(Plotting code records)
** begin **
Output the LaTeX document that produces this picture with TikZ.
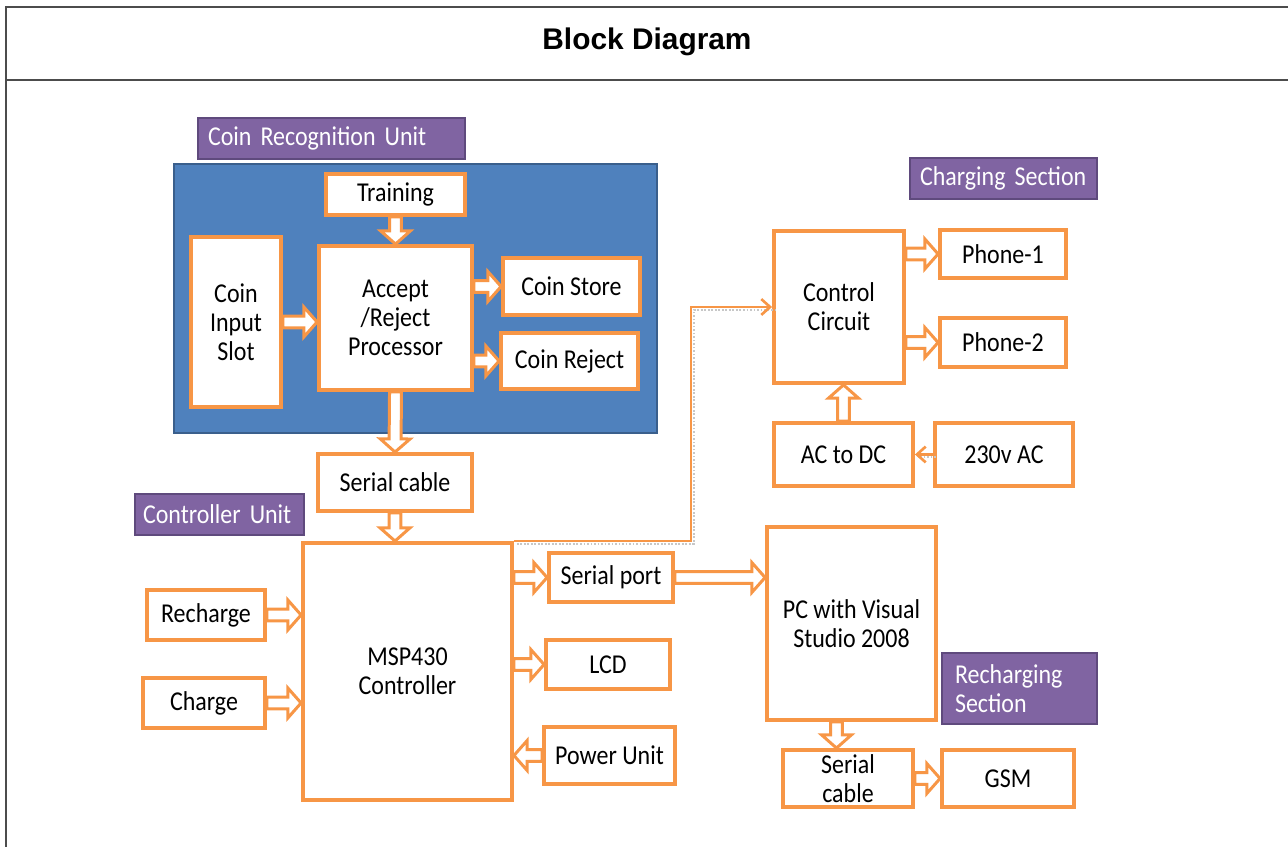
\documentclass[tikz,border=0pt]{standalone}
\usepackage{fontspec}
\setmainfont{Carlito}[FakeStretch=0.88]
\newfontfamily\headfont{Liberation Sans}
\usetikzlibrary{calc,arrows.meta}

\definecolor{boxorange}{HTML}{F79646}
\definecolor{unitblue}{HTML}{4F81BD}
\definecolor{unitborder}{HTML}{3A5F8C}
\definecolor{tagpurple}{HTML}{8064A2}
\definecolor{tagborder}{HTML}{5F4A7D}

\newcommand{\boxfont}{\fontsize{15.5}{16.5}\selectfont\hyphenpenalty=10000}
\newcommand{\shaft}{3.4pt}
\newcommand{\headw}{8.5pt}
\newcommand{\headlen}{7.5pt}

% hollow block arrow from #1 to #2
\newcommand{\blockarrow}[2]{%
  \draw[block-arrow] let \p1=#1, \p2=#2,
    \n1={atan2(\y2-\y1,\x2-\x1)}, \n2={veclen(\x2-\x1,\y2-\y1)} in
    [shift={(\p1)}, rotate=\n1]
    (0pt,-\shaft) -- ({\n2*1pt-\headlen},-\shaft) -- ({\n2*1pt-\headlen},-\headw)
    -- ({\n2*1pt},0pt) -- ({\n2*1pt-\headlen},\headw) -- ({\n2*1pt-\headlen},\shaft)
    -- (0pt,\shaft) -- cycle;}

\tikzset{
    orange-box/.style = {draw=boxorange, fill=white, line width=2.2pt, rectangle, align=center, inner sep=2pt, font=\boxfont},
    px-size/.style 2 args = {minimum width=#1*0.02cm, minimum height=#2*0.02cm},
    section-tag/.style = {draw=tagborder, fill=tagpurple, line width=1.6pt, text=white, align=left, font=\boxfont, inner ysep=0pt},
    block-arrow/.style = {draw=boxorange, fill=white, line width=1.7pt, line join=miter},
    thin-link/.style = {draw=boxorange, line width=1.5pt, -{Straight Barb[length=5pt,width=9pt]},
        preaction={-, draw=black!22, densely dotted, line width=1pt, transform canvas={xshift=1.6pt,yshift=-1.6pt}}},
    frame-line/.style = {draw=black!70, line width=1.1pt},
}

\begin{document}
\begin{tikzpicture}[x=0.02cm, y=-0.02cm]
\useasboundingbox (0,0) rectangle (1288,847);

% page frame and title
\draw[frame-line] (6,847) -- (6,7) -- (1288,7);
\draw[frame-line] (6,80) -- (1288,80);
\node[font=\headfont\bfseries\fontsize{17}{20}\selectfont] (title) at (647,42) {Block Diagram};

% coin recognition unit
\node[draw=unitborder, fill=unitblue, line width=1.6pt, px-size={483}{269}] (crunit) at (415.5,298.5) {};
\node[section-tag, px-size={267}{41}, text width=4.94cm, inner xsep=0.2cm] (crtag) at (331.5,138.5) {Coin Recognition Unit};
\node[orange-box, px-size={139}{41}] (train) at (395.5,194.5) {Training};
\node[orange-box, px-size={90}{170}] (cis) at (236,322) {Coin\\Input\\Slot};
\node[orange-box, px-size={153}{144}] (proc) at (395.5,318) {Accept\\/Reject\\Processor};
\node[orange-box, px-size={137}{57}] (store) at (571.5,286.5) {Coin Store};
\node[orange-box, px-size={137}{56}] (reject) at (569.5,361) {Coin Reject};

% controller unit
\node[orange-box, px-size={154}{57}] (cable) at (395,482.5) {Serial cable};
\node[section-tag, px-size={169}{41}, text width=3.06cm, inner xsep=0.16cm] (cutag) at (219.5,514.5) {Controller Unit};
\node[orange-box, px-size={209}{257}] (msp) at (407.5,671.5) {MSP430\\Controller};
\node[orange-box, px-size={118}{50}] (recharge) at (206,615) {Recharge};
\node[orange-box, px-size={122}{50}] (charge) at (204,703) {Charge};
\node[orange-box, px-size={124}{49}] (port) at (611,577.5) {Serial port};
\node[orange-box, px-size={124}{49}] (lcd) at (608,664.5) {LCD};
\node[orange-box, px-size={131}{57}] (power) at (609.5,755.5) {Power Unit};

% charging section
\node[section-tag, px-size={187}{41}, text width=3.34cm, inner xsep=0.2cm] (cstag) at (1003.5,178.5) {Charging Section};
\node[orange-box, px-size={130}{152}] (cc) at (839,307) {Control\\Circuit};
\node[orange-box, px-size={126}{48}] (phone1) at (1003,254) {Phone-1};
\node[orange-box, px-size={126}{49}] (phone2) at (1003,342.5) {Phone-2};
\node[orange-box, px-size={139}{63}] (acdc) at (843.5,454.5) {AC to DC};
\node[orange-box, px-size={138}{63}] (ac230) at (1004,454.5) {230v AC};

% recharging section
\node[orange-box, px-size={169}{193}] (pc) at (851.5,623.5) {PC with Visual\\Studio 2008};
\node[section-tag, px-size={155}{71}, text width=2.58cm, inner xsep=0.26cm] (rstag) at (1019.5,688.5) {Recharging\\Section};
\node[orange-box, px-size={130}{57}] (cable2) at (848,778.5) {Serial\\cable};
\node[orange-box, px-size={132}{57}] (gsm) at (1008,778.5) {GSM};

% block arrows
\blockarrow{(train.south)}{(proc.north)}
\blockarrow{(cis.east)}{(cis.east -| proc.west)}
\blockarrow{(proc.east |- store.west)}{(store.west)}
\blockarrow{(proc.east |- reject.west)}{(reject.west)}
\blockarrow{(proc.south)}{(cable.north)}
\blockarrow{(cable.south)}{(cable.south |- msp.north)}
\blockarrow{(recharge.east)}{(recharge.east -| msp.west)}
\blockarrow{(charge.east)}{(charge.east -| msp.west)}
\blockarrow{(msp.east |- port.west)}{(port.west)}
\blockarrow{(msp.east |- lcd.west)}{(lcd.west)}
\blockarrow{(power.west)}{(power.west -| msp.east)}
\blockarrow{(port.east)}{(port.east -| pc.west)}
\blockarrow{(cc.east |- phone1.west)}{(phone1.west)}
\blockarrow{(cc.east |- phone2.west)}{(phone2.west)}
\blockarrow{(acdc.north)}{(acdc.north |- cc.south)}
\coordinate (pcout) at ([xshift=-0.3cm]pc.south);
\blockarrow{(pcout)}{(pcout |- cable2.north)}
\blockarrow{(cable2.east)}{(gsm.west)}

% thin links
\coordinate (elbow) at (691,307);
\draw[thin-link] (msp.north east) -| (elbow) -- (cc.west);
\draw[thin-link] (ac230.west) -- (acdc.east);
\end{tikzpicture}
\end{document}
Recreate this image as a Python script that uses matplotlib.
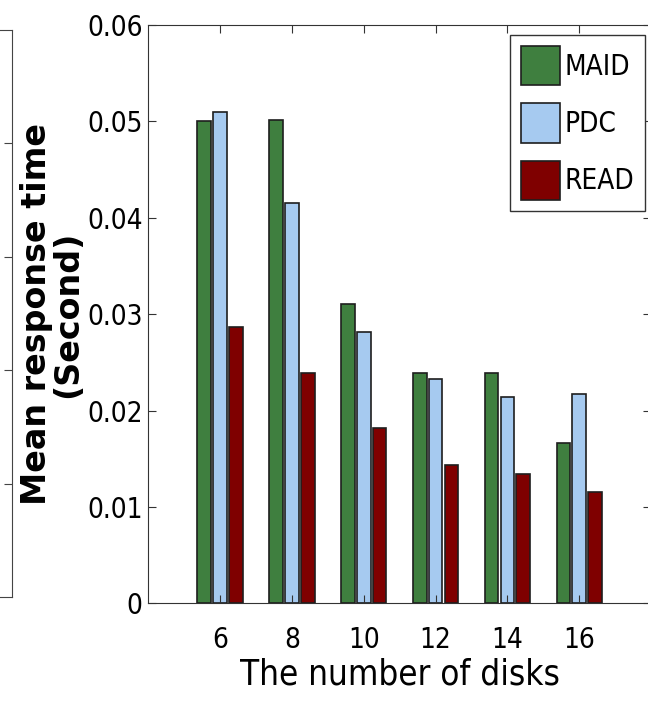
import numpy as np
import matplotlib
matplotlib.use('Agg')
import matplotlib.pyplot as plt
import matplotlib.font_manager as fm

# mean response time per number of disks
disks = ['6', '8', '10', '12', '14', '16']
maid = [0.0500, 0.0501, 0.0311, 0.0239, 0.0239, 0.0166]
pdc = [0.0510, 0.0415, 0.0281, 0.0233, 0.0214, 0.0217]
read = [0.0287, 0.0239, 0.0182, 0.0144, 0.0134, 0.0115]

# look for a narrow sans face, fall back to plain Liberation Sans
narrow = None
for f in fm.fontManager.ttflist:
    if ('Narrow' in f.name or 'Condensed' in f.name or 'condensed' in str(f.stretch)) \
            and f.style == 'normal' and f.weight in (400, 'normal', 'regular'):
        narrow = f.fname
        break
if narrow:
    fp = fm.FontProperties(fname=narrow)
    tsize, xsize, lsize = 20, 25, 20
else:
    fp = fm.FontProperties(family='Liberation Sans')
    tsize, xsize, lsize = 18, 22, 18

fig = plt.figure(figsize=(6.48, 7.07), dpi=100)

# edge of the neighbouring panel on the left
side = fig.add_axes([-0.5, 1 - 597/707, 0.5 + 12/648, 567/707])
side.set_xticks([])
side.set_ylim(0, 5)
side.set_yticks([1, 2, 3, 4])
side.tick_params(axis='y', left=False, right=True, direction='in', length=6,
                 labelleft=False, color='#444444')
for s in side.spines.values():
    s.set_color('#444444')

ax = fig.add_axes([148.3/648, 103.7/707, 502.7/648, 578.3/707])

x = np.arange(1, len(disks) + 1)
w = 0.19
off = 0.22
ec = '#1e1e1e'
ax.bar(x - off, maid, w, color='#3f7f3f', edgecolor=ec, linewidth=1.2, label='MAID')
ax.bar(x, pdc, w, color='#a6caf0', edgecolor=ec, linewidth=1.2, label='PDC')
ax.bar(x + off, read, w, color='#7f0000', edgecolor=ec, linewidth=1.2, label='READ')

ax.set_xlim(0, 7)
ax.set_ylim(0, 0.06)
ax.set_xticks(x)
ax.set_xticklabels(disks, fontproperties=fp, fontsize=tsize)
ax.set_yticks([0, 0.01, 0.02, 0.03, 0.04, 0.05, 0.06])
ax.set_yticklabels(['0', '0.01', '0.02', '0.03', '0.04', '0.05', '0.06'],
                   fontproperties=fp, fontsize=tsize)
ax.tick_params(direction='in', length=6, top=True, right=True, color='#333333')
ax.tick_params(axis='y', pad=4)
ax.tick_params(axis='x', pad=16)
for s in ax.spines.values():
    s.set_color('#333333')

ax.set_xlabel('The number of disks', fontproperties=fp, fontsize=xsize, labelpad=3)
fig.text(52/648, 1 - 314/707, 'Mean response time\n(Second)', rotation=90,
         ha='center', va='center', fontsize=24, fontweight='bold',
         family='DejaVu Sans', linespacing=0.95)

lfp = fp.copy()
lfp.set_size(lsize)
leg = ax.legend(loc='upper right', bbox_to_anchor=(0.988, 0.9827), borderaxespad=0,
                prop=lfp, fancybox=False, edgecolor='#333333', framealpha=1,
                handlelength=1.4, handleheight=1.8, handletextpad=0.15,
                labelspacing=0.65, borderpad=0.4)
leg.get_frame().set_linewidth(1.0)

fig.savefig('out.png', dpi=100)
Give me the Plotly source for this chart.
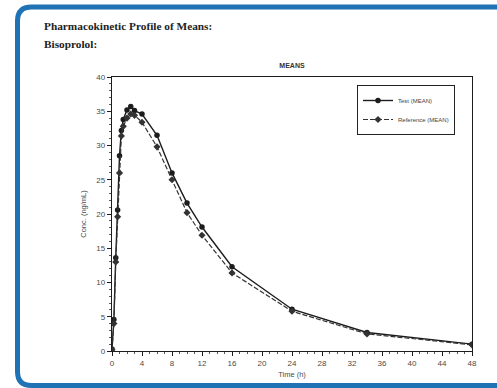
** end **
» Required task
Pictures stay out: repeat exactly only the lines from the one with "Recreate this image" through the one with "import matplotlib.font_manager as fm".

» Final result
Recreate this image as a Python script that uses matplotlib.
import numpy as np
import matplotlib
matplotlib.use('Agg')
import matplotlib.pyplot as plt
import matplotlib.font_manager as fm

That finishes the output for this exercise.